When artificial intelligence (AI) starts making a major difference in healthcare, it won’t be by hastening diagnoses or analyzing complicated datasets, says Isaac Kohane, M.D., Ph.D.
Instead, it will follow money and be used to manage billing and reimbursement, predicted the chair of the Department of Biomedical Informatics at Harvard Medical School and the featured speaker today at the opening plenary session today of the IDWeek 2023 meeting in Boston.
“All those healthcare professionals who are working for insurance companies to vet or not vet authorizations — they’re gone. And in the basements of hospitals all those upcoding teams, they’ll be gone soon as well because (AI) can do (their) job much, much better,” Kohane said.
“So the bottom line, for take-home message one, the first big impact (of AI) will be in the business of healthcare,” he added.

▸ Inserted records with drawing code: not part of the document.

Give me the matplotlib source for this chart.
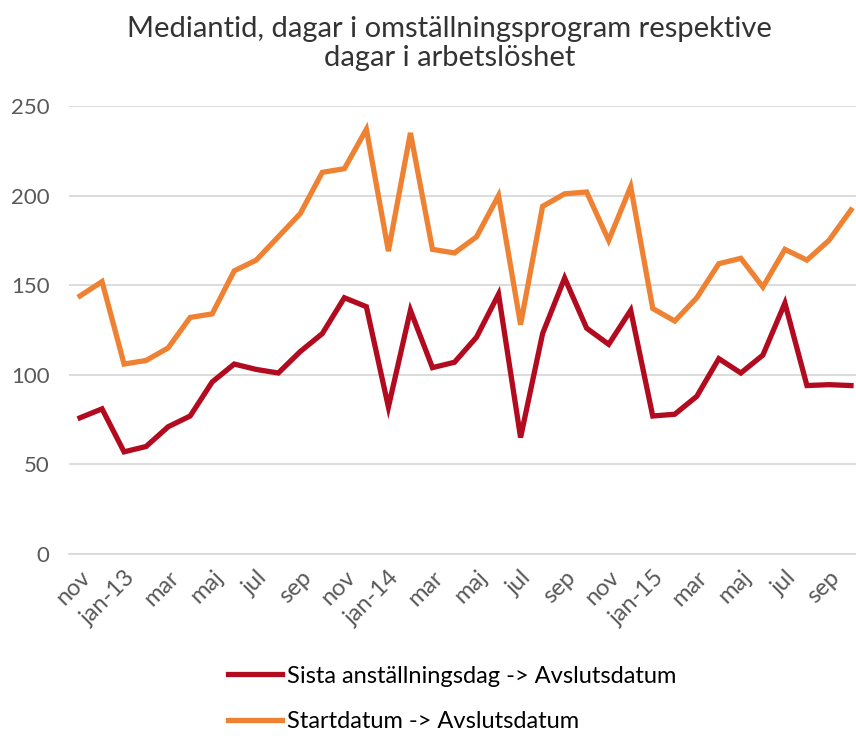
import matplotlib
matplotlib.use("Agg")
import matplotlib.pyplot as plt

# monthly values, nov 2012 - okt 2015
months = ["nov", "dec", "jan-13", "feb", "mar", "apr", "maj", "jun", "jul", "aug", "sep", "okt",
          "nov", "dec", "jan-14", "feb", "mar", "apr", "maj", "jun", "jul", "aug", "sep", "okt",
          "nov", "dec", "jan-15", "feb", "mar", "apr", "maj", "jun", "jul", "aug", "sep", "okt"]

sista_anst = [76, 81, 57, 60, 71, 77, 96, 106, 103, 101, 113, 123,
              143, 138, 82, 136, 104, 107, 121, 145, 65, 123, 154, 126,
              117, 136, 77, 78, 88, 109, 101, 111, 140, 94, 94.5, 94]

startdatum = [144, 152, 106, 108, 115, 132, 134, 158, 164, 177, 190, 213,
              215, 237, 169, 235, 170, 168, 177, 200, 128, 194, 201, 202,
              175, 205, 137, 130, 143, 162, 165, 149, 170, 164, 175, 192]

series_names = ["Sista anställningsdag -> Avslutsdatum", "Startdatum -> Avslutsdatum"]
yticks = [0, 50, 100, 150, 200, 250]

RED = "#B20A1E"
ORANGE = "#EF8232"
GREY = "#595959"

fig = plt.figure(figsize=(8.56, 7.36), dpi=100)
ax = fig.add_axes([69 / 856, 182 / 736, 793 / 856, 448 / 736])

x = list(range(len(months)))
ax.plot(x, sista_anst, color=RED, lw=3.8, label=series_names[0], solid_joinstyle="miter")
ax.plot(x, startdatum, color=ORANGE, lw=3.8, label=series_names[1], solid_joinstyle="miter")

ax.set_xlim(-0.5, 35.5)
ax.set_ylim(0, 250)
ax.set_yticks(yticks)
ax.yaxis.grid(True, color="#D9D9D9", lw=1.3)
ax.set_axisbelow(True)
for s in ["top", "right", "left"]:
    ax.spines[s].set_visible(False)
ax.spines["bottom"].set_color("#D9D9D9")
ax.spines["bottom"].set_linewidth(1.3)
ax.tick_params(axis="both", length=0, colors=GREY, labelsize=16)
ax.tick_params(axis="y", pad=14)
for lab in ax.get_yticklabels():
    lab.set_family("Lato")

ax.set_xticks(x[::2])
ax.set_xticklabels(months[::2], rotation=45, ha="right", va="top",
                   rotation_mode="anchor", family="Lato", fontsize=17, color=GREY)
ax.tick_params(axis="x", pad=9)

fig.text(0.525, 0.978, "Mediantid, dagar i omställningsprogram respektive\ndagar i arbetslöshet",
         ha="center", va="top", fontsize=21, family="Lato",
         color="#333333", linespacing=1.15)

fig.legend(loc="center left", bbox_to_anchor=(216 / 856, 37 / 736), frameon=False,
           prop={"family": "Lato", "size": 17}, handlelength=2.3,
           handletextpad=0.2, labelspacing=1.05, borderpad=0)

fig.savefig("out.png", dpi=100)
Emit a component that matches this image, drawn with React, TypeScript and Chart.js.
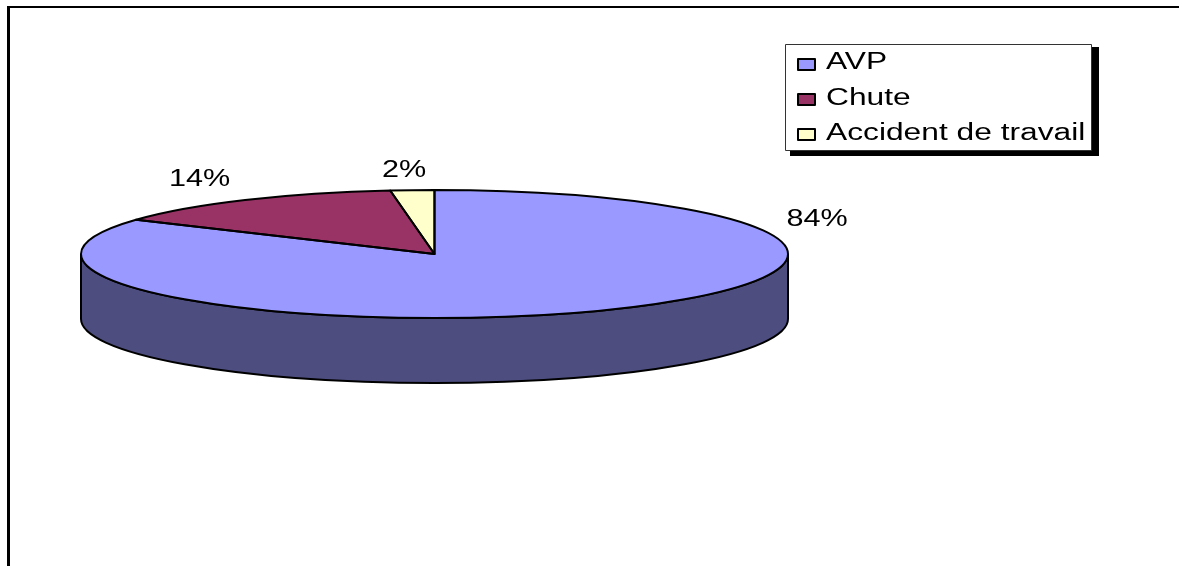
import React, { useEffect, useRef } from "react";
import { Chart, registerables } from "chart.js";

Chart.register(...registerables);

const categories = ["AVP", "Chute", "Accident de travail"];
const values = [84, 14, 2];
const percentLabels = ["84%", "14%", "2%"];
const sliceColors = ["#9999ff", "#993366", "#ffffcc"];
const sideColor = "#4d4d80";

const FONT = '"Liberation Sans", Arial, sans-serif';
const CX = 434.5;
const CY = 254;
const RX = 353.5;
const RY = 64;
const DEPTH = 65;

const labelCenters = [
  [817, 226],
  [199.5, 186],
  [404, 177],
];
const legendBaselines = [69, 104.5, 140];
const swatchTops = [59, 94, 129];

function wideText(c: any, text: string, x: number, y: number, sx: number, align: string) {
  c.save();
  c.translate(x, y);
  c.scale(sx, 1);
  c.textAlign = align;
  c.textBaseline = "alphabetic";
  c.fillText(text, 0, 0);
  c.restore();
}

const pie3d = {
  id: "pie3d",
  beforeDraw(chart: any) {
    const c = chart.ctx;
    c.save();
    c.fillStyle = "#fff";
    c.fillRect(0, 0, chart.width, chart.height);
    c.fillStyle = "#000";
    c.fillRect(7, 6, chart.width - 7, 2);
    c.fillRect(7, 6, 3, chart.height - 6);
    c.restore();
  },
  beforeDatasetsDraw(chart: any) {
    const c = chart.ctx;
    c.save();
    c.fillStyle = sideColor;
    c.strokeStyle = "#000";
    c.lineWidth = 2;
    c.beginPath();
    c.ellipse(CX, CY, RX, RY, 0, 0, Math.PI, false);
    c.lineTo(CX - RX, CY + DEPTH);
    c.ellipse(CX, CY + DEPTH, RX, RY, 0, Math.PI, 0, true);
    c.closePath();
    c.fill();
    c.stroke();
    c.restore();
    const arc = chart.getDatasetMeta(0).data[0];
    const r = arc.outerRadius;
    c.save();
    c.translate(CX, CY);
    c.scale(RX / r, RY / r);
    c.translate(-arc.x, -arc.y);
  },
  afterDatasetsDraw(chart: any) {
    const c = chart.ctx;
    c.restore();
    c.save();
    // slice outlines, with an even pen width on the squashed pie
    c.strokeStyle = "#000";
    c.lineWidth = 2;
    c.lineJoin = "round";
    chart.getDatasetMeta(0).data.forEach((arc: any) => {
      c.beginPath();
      c.moveTo(CX, CY);
      c.ellipse(CX, CY, RX, RY, 0, arc.startAngle, arc.endAngle, false);
      c.closePath();
      c.stroke();
    });
    // percentage labels
    c.fillStyle = "#000";
    c.font = `23px ${FONT}`;
    percentLabels.forEach((t, i) => {
      wideText(c, t, labelCenters[i][0], labelCenters[i][1], 1.33, "center");
    });
    // legend with drop shadow
    c.fillStyle = "#000";
    c.fillRect(790, 47, 309, 109);
    c.fillStyle = "#fff";
    c.fillRect(785, 44, 307, 106);
    c.strokeStyle = "#333";
    c.lineWidth = 1;
    c.strokeRect(785.5, 44.5, 306, 106);
    categories.forEach((t, i) => {
      c.fillStyle = sliceColors[i];
      c.strokeStyle = "#000";
      c.lineWidth = 2;
      c.fillRect(798, swatchTops[i], 17, 11);
      c.strokeRect(798, swatchTops[i], 17, 11);
      c.fillStyle = "#000";
      wideText(c, t, 826, legendBaselines[i], 1.38, "left");
    });
    c.restore();
  },
};

export default function App() {
  const ref = useRef<HTMLCanvasElement>(null);
  useEffect(() => {
    document.body.style.margin = "0";
    const chart = new Chart(ref.current!, {
      type: "pie",
      data: {
        labels: categories,
        datasets: [
          {
            data: values,
            backgroundColor: sliceColors,
            borderWidth: 0,
          },
        ],
      },
      options: {
        responsive: false,
        animation: false,
        devicePixelRatio: 1,
        rotation: 0,
        layout: { padding: 0 },
        plugins: { legend: { display: false }, tooltip: { enabled: false } },
      },
      plugins: [pie3d],
    } as any);
    return () => chart.destroy();
  }, []);
  return <canvas ref={ref} width={1179} height={566} style={{ display: "block" }} />;
}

Kohane is the co-author of the 2023 book “The AI Revolution in Medicine: GPT-4 and Beyond” and the editor-in-chief of a new journal, NEJM AI, being published by the group that publishes the New England Journal of Medicine.
Kohane, who cracked several jokes, walked a fine line between talking up an AI-mediated future and issuing warning about shortcomings.
Even so, he strongly urged the audience of infectious disease clinicians, researchers and pharmacists to start exploring AI or risk falling behind.
“You’ve got to start using it otherwise you’re going to be really dumb compared to your patients and your students.”
He cautioned that the future of AI is “very muddy, it’s very unclear. And anybody who understands it well is, putting one over.” Kohane mentioned the absence of mechanisms of evaluating the current crop of AI models and clinicians ceding too much control to AI. He noted after order entry systems were put in place years ago, doctors starting using the default choice most of the time.
“How do we actually make sure that they — us — clinicians stay awake and not just let (AI) autonomously do things that it may not do well just because it can do so many things?”
In the same cautionary vein, Kohane also pointed to a program developed by Epic, the electronic health record company, that was billed as being able to predict the likelihood of COVID-19 patients needing intensive care unit care. But the program was inaccurate at other hospitals, and Kohane said Epic had to eventually stop using the program where it was implemented.
“Here’s the message — medicine changes all the time and our systems have to be updated for it.” said Kohane, adding that “we should not let EHR vendors implement things in our hospitals without peer review.”
But Kohane hit plenty of optimistic notes, sharing bright-spot anecdotes about AI helping with difficult diagnoses of rare diseases and reading echocardiograms. He envisioned AI-equipped nurse practitioners and physician assistants as a way to bridge the yawning gap between the dwindling supply of primary care physicians in the U.S. and the need for their services.
“The question becomes, can the combination of those professionals — who don’t happen to have medical school debt — with AI, can we bring them (to being) close or maybe even better than the average doctor?” Kohane asked.